We may think casual fans are just a bunch of front-runners. It the Astros aren't winning, then casual fans couldn't care less about what's going on. For the casual fan, the minor leagues don't exist. "George Springer? Carlos Correa? Who are they?"

To me, the casual fan is all those things, but there's something more that defines him: The casual fan thinks baseball exists in a vacuum, and doesn't care about what goes on outside the 610 Loop.

And that, in my roundabout way, leads me to why we care about the passing of Earl Weaver and Stan Musial.

The Earl of Baltimore and Stan the Man didn't have much to do with Houston, but they had everything to do with baseball.

Oh, Weaver once played for the Houston Buffs, and Musial played against the Colt .45s as he finished out his career in 1962-63, but certainly that's not why we care.

Weaver was a statistical guru before sabermetrics were cool, and Musial was one of the best hitters the game has ever known. And while those are a couple of good reasons to care about them, that's still not quite it.
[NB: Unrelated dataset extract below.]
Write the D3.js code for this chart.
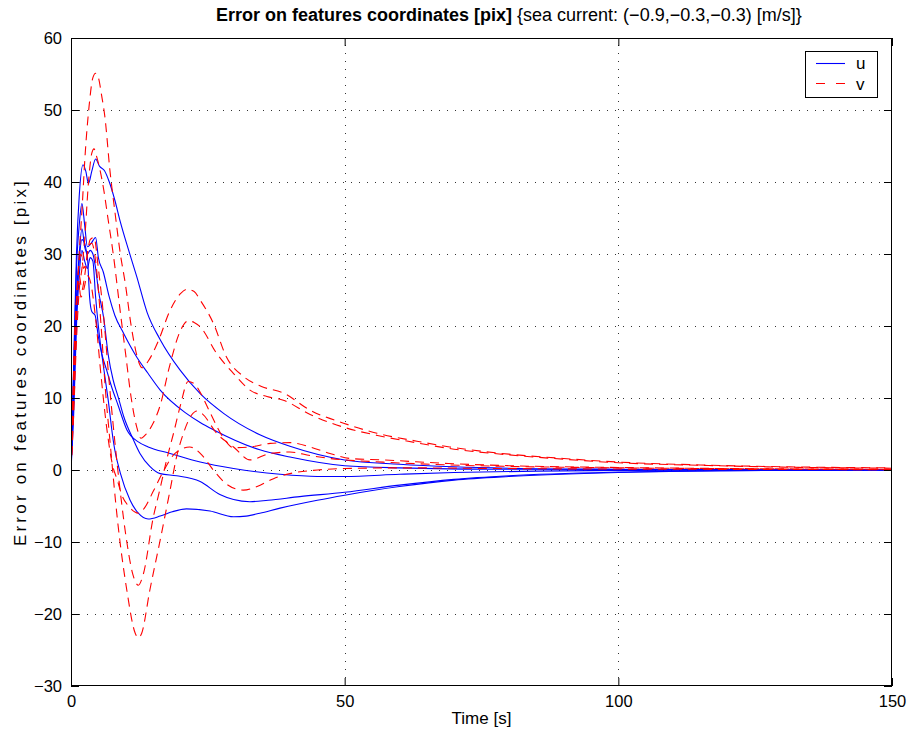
<!DOCTYPE html>
<html><head><meta charset="utf-8">
<script src="https://cdn.jsdelivr.net/npm/d3@7"></script>
<style>body{margin:0;background:#fff} text{font-family:"Liberation Sans",Arial,Helvetica,sans-serif;fill:#000}</style>
</head><body><svg id="c" width="914" height="736"></svg>
<script>
const xTicks=[0,50,100,150];
const yTicks=[-30,-20,-10,0,10,20,30,40,50,60];
const titleBold="Error on features coordinates [pix]";
const titleRest="{sea current: (\u22120.9,\u22120.3,\u22120.3) [m/s]}";
const xLabel="Time [s]";
const yLabel="Error on features coordinates [pix]";
const legendNames=["u","v"];

const u1=[[0,0],[0.5,15],[1,30],[1.5,38],[2.2,42.4],[2.7,41.5],[3.2,39.8],[3.8,41.5],[4.5,43.2],[5.2,42.2],[6.1,41.6],[7,40],[8,37.5],[9,34.5],[10.5,30.6],[12,26.9],[13.9,21.9],[16.3,18.1],[19.9,13.9],[23.6,10.6],[28,7.8],[34.5,4.9],[40,3.3],[50,1.4],[60,0.8],[70,0.45],[80,0.25],[100,0.1],[120,0.05],[150,0]];
const u2=[[0,0],[0.5,14],[1,28],[1.5,34],[2,37],[2.5,34],[3,31],[3.7,31.5],[4.5,32.3],[5,29.5],[5.9,27.5],[7,24],[8,21.5],[9.6,19],[12,15.7],[14,13.5],[16.3,11.1],[21,7.9],[23.6,6.6],[26,5.6],[34.5,2.8],[40,1.8],[50,0.6],[60,0.3],[80,0.1],[150,0]];
const u3=[[0,0],[0.5,12],[1,24],[1.5,30],[2,33.5],[2.5,31],[3,29.5],[3.4,24],[3.8,22],[4.4,21.5],[5,18.5],[5.6,16.2],[6.5,13.9],[7.4,11.6],[8.6,9],[10.2,5.6],[12.3,3.9],[14.1,3.2],[18.1,2.3],[23.6,1.1],[29.7,0.2],[38.2,-0.6],[45,-0.9],[50,-0.9],[60,-0.6],[70,-0.35],[85,-0.15],[100,-0.05],[150,0]];
const u4=[[0,0],[0.5,10],[1,22],[1.5,29],[2,32],[2.5,31.5],[3,30],[3.5,30.5],[4,30],[4.5,28],[5,25],[6,21],[6.8,16],[7.7,12.5],[8.6,10.2],[9.6,7.5],[11.4,4.2],[12.6,2.3],[14.4,0.5],[16.3,-0.5],[19.3,-0.8],[23.6,-1.6],[27.2,-3.4],[29.7,-4.1],[32.7,-4.4],[36,-4.2],[41.8,-3.7],[50,-3.1],[60,-2.1],[70,-1.3],[80,-0.8],[100,-0.3],[120,-0.1],[150,0]];
const u5=[[0,0],[0.5,8],[1,20],[1.5,27],[2,30.5],[2.5,29],[3,28],[3.5,29.5],[4,29],[4.5,24],[5,20],[6,14],[6.8,9.7],[7.7,4.2],[8,2.8],[9,-0.4],[10.8,-4.2],[12.3,-6],[14.1,-6.8],[16.3,-6.4],[18.5,-5.8],[21.1,-5.4],[25.4,-5.7],[29.7,-6.5],[32,-6.4],[34.5,-6],[38.2,-5.3],[45,-4.2],[50,-3.5],[60,-2.3],[70,-1.4],[80,-0.9],[100,-0.35],[120,-0.1],[150,0]];

const v1=[[0,0],[0.5,10],[1,22],[1.5,30],[2,36],[2.6,44],[3.3,50.5],[4,54.5],[4.5,55.1],[5,54.5],[5.6,52],[6.2,49],[7.1,41.7],[8,36],[9,30.1],[9.9,26],[11,20],[12,16],[13,14.2],[14,15],[16,18],[18,22],[20,24.5],[21.2,25.1],[22.5,24.8],[23.6,23.6],[26,20.4],[28.4,15.7],[31.5,13],[34.8,11.6],[38.8,10.7],[43.7,8.3],[49.8,6.5],[55.9,5.1],[63.2,4],[69.2,3.2],[80,2.2],[90,1.6],[100,1.1],[115,0.7],[130,0.45],[150,0.3]];
const v2=[[0,0],[0.5,8],[1,18],[1.5,25],[2,28],[2.5,32],[3.2,40],[3.8,44],[4.2,44.6],[4.7,43.5],[5.9,39.3],[6.8,34.7],[7.7,30.1],[9,22],[10,16],[11,10],[12,6],[12.8,4.4],[13.5,4.8],[15,6.5],[16.3,9],[18,14.4],[19.9,19.2],[21.4,20.7],[22.5,20.5],[23.6,19.9],[26.6,16.2],[29.7,13.4],[32.7,11.1],[35.8,10.2],[38.8,9.7],[43.7,7.7],[50,5.9],[56,4.8],[63,3.8],[69,3.0],[80,2.1],[90,1.5],[100,1.0],[115,0.65],[130,0.4],[150,0.25]];
const v3=[[0,0],[0.4,10],[0.8,20],[1.3,27],[1.8,30],[2.3,28],[2.8,29],[3.5,32],[4.2,32.3],[5,28],[6,21],[7,12],[8,4],[9,-3],[10.2,-10],[11.3,-14.5],[12.3,-16],[13.2,-14.5],[15,-6.7],[16.3,-2.5],[17.5,1.5],[18.7,5],[20,9],[21.4,12.3],[22.5,12],[23.6,10.8],[25.4,8],[27.9,4.4],[29.7,3.1],[32.7,3.2],[36.4,3.7],[40,3.8],[43.7,3.2],[47.3,2.3],[51,1.6],[57,1.4],[69,0.9],[80,0.6],[100,0.35],[150,0.1]];
const v4=[[0,0],[0.3,9],[0.7,19],[1.1,25],[1.5,27],[2,25],[2.5,27],[3.2,31],[3.8,31.5],[4.5,29],[5.5,20],[6.3,11],[7.1,4.2],[8.5,-7],[10.2,-16.7],[11.7,-22.6],[12.3,-23.3],[12.9,-22.7],[14.4,-16.7],[16.3,-9.7],[18.1,-2.8],[19.3,1.85],[20.5,5],[22,7.6],[23,8.2],[24,7.8],[26.6,5.1],[29.7,3.2],[32.7,1.4],[36.4,2.3],[40,2.5],[43.7,2],[47.3,1.6],[57,1.1],[69,0.7],[80,0.5],[100,0.3],[150,0.1]];
const v5=[[0,0],[0.3,7],[0.6,16],[1,23],[1.4,26],[1.8,24],[2.3,25],[3,27],[3.6,26],[4.5,21],[5.5,13],[6.5,6],[7.5,1],[8.5,-1.5],[9.3,-3.5],[10.5,-5],[12.3,-6],[13.5,-5.2],[15,-3],[17,0],[19,2.3],[21.7,3.2],[24,2],[26,0],[28.5,-2],[31.5,-2.8],[34,-2.3],[37,-1.2],[40,-0.5],[45,0],[50,0.2],[60,0.3],[80,0.2],[150,0.05]];

const uSeries=[u1,u2,u3,u4,u5];
const vSeries=[v1,v2,v3,v4,v5];

const L=71,R=892,T=38,B=686;
const svg=d3.select("#c");
const x=d3.scaleLinear().domain([0,150]).range([L,R]);
const y=d3.scaleLinear().domain([-30,60]).range([B,T]);
const fmt=d=>d<0?"\u2212"+Math.abs(d):String(d);

svg.append("rect").attr("x",0).attr("y",0).attr("width",914).attr("height",736).attr("fill","#fff");

// grid
const grid=svg.append("g").attr("stroke","#333").attr("stroke-width",1).attr("stroke-dasharray","1,7");
grid.selectAll(".gx").data(xTicks.filter(d=>d>0&&d<150)).join("line")
  .attr("x1",d=>Math.round(x(d))+0.5).attr("x2",d=>Math.round(x(d))+0.5).attr("y1",B).attr("y2",T);
grid.selectAll(".gy").data(yTicks.filter(d=>d>-30&&d<60)).join("line")
  .attr("y1",d=>Math.round(y(d))+0.5).attr("y2",d=>Math.round(y(d))+0.5).attr("x1",L).attr("x2",R);

svg.append("clipPath").attr("id","clip").append("rect").attr("x",L).attr("y",T).attr("width",R-L).attr("height",B-T);
const line=d3.line().x(d=>x(d[0])).y(d=>y(d[1])).curve(d3.curveMonotoneX);
const plot=svg.append("g").attr("clip-path","url(#clip)");
plot.selectAll(".u").data(uSeries).join("path").attr("d",line).attr("fill","none").attr("stroke","#0000ff").attr("stroke-width",1.1);
plot.selectAll(".v").data(vSeries).join("path").attr("d",line).attr("fill","none").attr("stroke","#ff0000").attr("stroke-width",1.1).attr("stroke-dasharray","9,6");

// axes with inward ticks
const axB=svg.append("g").attr("transform",`translate(0,${B})`).call(d3.axisBottom(x).tickValues(xTicks).tickSizeInner(-8).tickSizeOuter(0).tickFormat(fmt).tickPadding(9));
const axT=svg.append("g").attr("transform",`translate(0,${T})`).call(d3.axisTop(x).tickValues(xTicks).tickSizeInner(-8).tickSizeOuter(0).tickFormat(""));
const axL=svg.append("g").attr("transform",`translate(${L},0)`).call(d3.axisLeft(y).tickValues(yTicks).tickSizeInner(-8).tickSizeOuter(0).tickFormat(fmt).tickPadding(9));
const axR=svg.append("g").attr("transform",`translate(${R},0)`).call(d3.axisRight(y).tickValues(yTicks).tickSizeInner(-8).tickSizeOuter(0).tickFormat(""));
[axB,axT,axL,axR].forEach(a=>{a.select(".domain").remove();a.selectAll("line").attr("stroke","#000");a.selectAll("text").attr("font-size",16.5).attr("font-family","Liberation Sans, Arial, sans-serif").attr("fill","#000");});
svg.append("rect").attr("x",L+0.5).attr("y",T+0.5).attr("width",R-L-1).attr("height",B-T-1).attr("fill","none").attr("stroke","#000");

// labels
const t=svg.append("text").attr("x",216).attr("y",21).attr("font-size",18);
t.append("tspan").attr("font-weight","bold").text(titleBold);
t.append("tspan").text(" "+titleRest);
svg.append("text").attr("x",(L+R)/2).attr("y",724).attr("text-anchor","middle").attr("font-size",17).text(xLabel);
svg.append("text").attr("transform",`translate(26,${(T+B)/2}) rotate(-90)`).attr("text-anchor","middle").attr("font-size",17).attr("letter-spacing",3.2).text(yLabel);

// legend
const lg=svg.append("g");
lg.append("rect").attr("x",805.5).attr("y",51.5).attr("width",72).attr("height",46).attr("fill","#fff").attr("stroke","#000");
lg.append("line").attr("x1",816).attr("x2",845).attr("y1",63.5).attr("y2",63.5).attr("stroke","#0000ff").attr("stroke-width",1.1);
lg.append("line").attr("x1",816).attr("x2",845).attr("y1",83.5).attr("y2",83.5).attr("stroke","#ff0000").attr("stroke-width",1.1).attr("stroke-dasharray","9,11");
lg.append("text").attr("x",856).attr("y",69).attr("font-size",17).text(legendNames[0]);
lg.append("text").attr("x",856).attr("y",90).attr("font-size",17).text(legendNames[1]);
</script></body></html>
We care (or should) because we are not casual fans. We care because we have awareness that baseball is bigger than the Astros, bigger than the city of Houston, and even bigger than the great state of Texas.

Even if we never saw Weaver throw a tantrum, never saw Musial rocket a double off the wall, we recognize them as colorful, tightly woven threads in the tapestry of baseball, a sport that honors its history and traditions like no other. Their two names — great names — are no longer part of our baseball present, only part of our baseball past.

And the tapestry? It just keeps growing, and as we age, we tend to throw it around our shoulders a little more to keep warm, or maybe use a corner of it to dab at a tear.

One day, I promise you, younger baseball legends will die, and it will be you marveling at the casual fans who don't seem to care. You'll say to yourself, "Holy crap, these people are acting like they don't even know who Mike Trout was!"

But you'll care, won't you? Because you're a true baseball fan, and there's nothing casual about that.